Which gives the error:

A: Hello from AB
Traceback (most recent call last):
  File <snip>, in <module>
    class AB(A, B, msg='Hello from AB'): ...
  File <snip> in __init_subclass__
    super().__init_subclass__(**kwargs)
TypeError: B.__init_subclass__() missing 1 required positional argument: 'msg'

Is there a way round this other than using unique argument names?

If you are doing cooperative inheritance, all classes need to know about each other.

Define a common root for A and B that also has __init_subclass__(self, msg, **kwargs) defined, but ignores the argument. Then both A and B can easily call super().__init_subclass__(msg=msg, **kwargs)

2 Likes

Unfortunately they are unrelated. Just a coincidence that they have the same argument name. But thanks for the suggestion.

The problem is not unique to init_subclass but any method using MRO when unrelated classes are used as mixins.

Yep. Don’t use inheritance then. It’s the wrong tool for combining arbitrary classes.

1 Like

I don’t think there’s necessarily anything wrong with trying to define a class that inherits from both A and B. In the spirit of the adaptor classes suggested under “How to Incorporate a Non-cooperative Class” at Python’s super() considered super! | Deep Thoughts by Raymond Hettinger, you can hack something using some trivial mixin classes that “save” the value of msg before calling A.__init_subclass__, then restores it before calling B.__init_subclass__. For example,

class PreA:
    def __init_subclass__(cls, msg, **kwargs):
        super().__init_subclass__(msg, msg_B=msg, **kwargs)

class PreB:
    def __init_subclass__(cls, msg_B, **kwargs):
        super().__init_subclass__(msg_B, **kwargs)

class AB(PreA, A, PreB, B, msg="Hello from AB"):
    pass

PreA and PreB serve no other purpose than to inject some code in the sequence of __init_subclass__ calls, which produce as output

A: Hello from AB
B: Hello from AB

The definitions of PreA and PreB can be adapted depending on whether you want msg to be passed to only one of A or B, or if you want to pass separate messages to both. In any case, their definitions are carefully designed for this specific definition of AB.
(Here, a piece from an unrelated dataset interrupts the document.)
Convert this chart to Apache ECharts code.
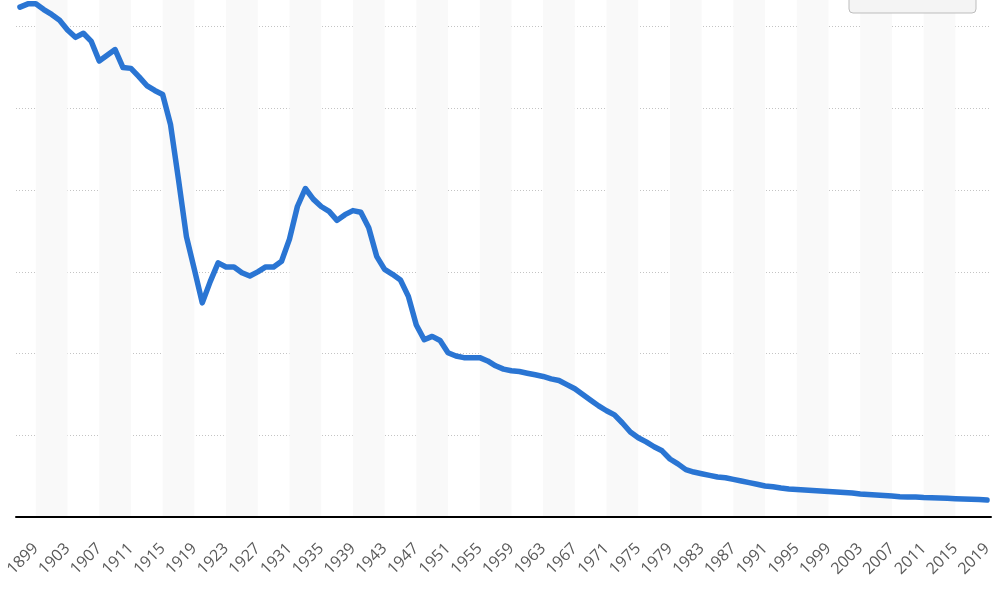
<!DOCTYPE html>
<html>
<head>
<meta charset="utf-8">
<script src="https://cdn.jsdelivr.net/npm/echarts@6/dist/echarts.min.js"></script>
<style>
html,body{margin:0;padding:0;background:#fff;overflow:hidden;width:1000px;height:594px;position:relative;}
#chart{position:absolute;left:0;top:-55px;width:1000px;height:649px;}
</style>
</head>
<body>
<div id="chart"></div>
<script>
const years = ['1897','1898','1899','1900','1901','1902','1903','1904','1905','1906','1907','1908','1909',
'1910','1911','1912','1913','1914','1915','1916','1917','1918','1919','1920','1921','1922','1923','1924',
'1925','1926','1927','1928','1929','1930','1931','1932','1933','1934','1935','1936','1937','1938','1939',
'1940','1941','1942','1943','1944','1945','1946','1947','1948','1949','1950','1951','1952','1953','1954',
'1955','1956','1957','1958','1959','1960','1961','1962','1963','1964','1965','1966','1967','1968','1969',
'1970','1971','1972','1973','1974','1975','1976','1977','1978','1979','1980','1981','1982','1983','1984',
'1985','1986','1987','1988','1989','1990','1991','1992','1993','1994','1995','1996','1997','1998','1999',
'2000','2001','2002','2003','2004','2005','2006','2007','2008','2009','2010','2011','2012','2013','2014',
'2015','2016','2017','2018','2019'];

const values = [624,628,628,621,615,608,596,587,592,582,558,565,572,
550,549,539,528,522,517,480,413,343,303,262,288,311,306,306,
299,295,300,306,306,313,340,380,402,389,380,374,363,370,375,
373,354,319,303,297,290,270,235,217,221,216,201,197,195,195,
195,191,185,181,179,178,176,174,172,169,167,162,157,150,143,
136,130,125,115,104,97,92,86,81,71,65,58,55,53,51,
49,48,46,44,42,40,38,37,35.5,34.3,33.7,33.1,32.5,31.9,31.3,
30.6,30.0,29.4,28.2,27.6,27.0,26.4,25.7,24.9,24.5,24.5,23.9,23.7,23.3,22.9,
22.4,22.1,21.7,21.3,20.8];

const tickLabels = ['1899','1903','1907','1911','1915','1919','1923','1927','1931','1935','1939','1943',
'1947','1951','1955','1959','1963','1967','1971','1975','1979','1983','1987','1991','1995','1999',
'2003','2007','2011','2015','2019'];

const bands = [];
for (let k = 0; k + 1 < tickLabels.length; k += 2) {
  bands.push([{xAxis: tickLabels[k]}, {xAxis: tickLabels[k + 1]}]);
}

const chart = echarts.init(document.getElementById('chart'), null, {renderer: 'canvas'});
chart.setOption({
  animation: false,
  backgroundColor: '#ffffff',
  grid: {left: 16, right: 9, top: 0, bottom: 77, containLabel: false},
  xAxis: {
    type: 'category',
    data: years,
    boundaryGap: true,
    z: 5,
    axisLine: {show: true, lineStyle: {color: '#000', width: 2}},
    axisTick: {show: false},
    axisLabel: {
      interval: function (i, v) { return tickLabels.indexOf(v) >= 0; },
      rotate: 45,
      margin: 29,
      color: '#5a5a5a',
      fontSize: 16,
      fontFamily: 'Open Sans'
    },
    splitLine: {show: false}
  },
  yAxis: {
    type: 'value',
    min: 0,
    max: 700,
    interval: 100,
    z: 1,
    axisLabel: {show: false},
    axisLine: {show: false},
    axisTick: {show: false},
    splitLine: {show: true, lineStyle: {color: '#c4c4c4', type: [1, 2], width: 1}}
  },
  series: [{
    type: 'line',
    data: [],
    symbol: 'none',
    silent: true,
    z: 0,
    markArea: {
      silent: true,
      itemStyle: {color: '#f9f9f9'},
      data: bands
    }
  }, {
    type: 'line',
    data: values,
    symbol: 'none',
    clip: false,
    lineStyle: {color: '#2a75d3', width: 5.5, join: 'round', cap: 'round'},
    z: 3
  }],
  graphic: [{
    type: 'rect',
    shape: {x: 849, y: 35, width: 127, height: 33, r: 4},
    style: {fill: '#f4f4f4', stroke: '#bdbdbd', lineWidth: 1},
    z: 10
  }]
});
</script>
</body>
</html>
You can patch AB.__bases__ to remove these adaptors, but then subclassing AB will have the same problem as originally trying to subclass A and B simultaneously. For example,

class Cleanup:
    def __init_subclass__(cls, **kwargs):
        cls.__bases__ = tuple(c for c in cls.__bases__ if c not in [PreA, PreB, Cleanup])


class AB(PreA, A, PreB, B, Cleanup, msg="Hello from AB"):
    pass

Thanks @chepner using an adaptor class is a great option.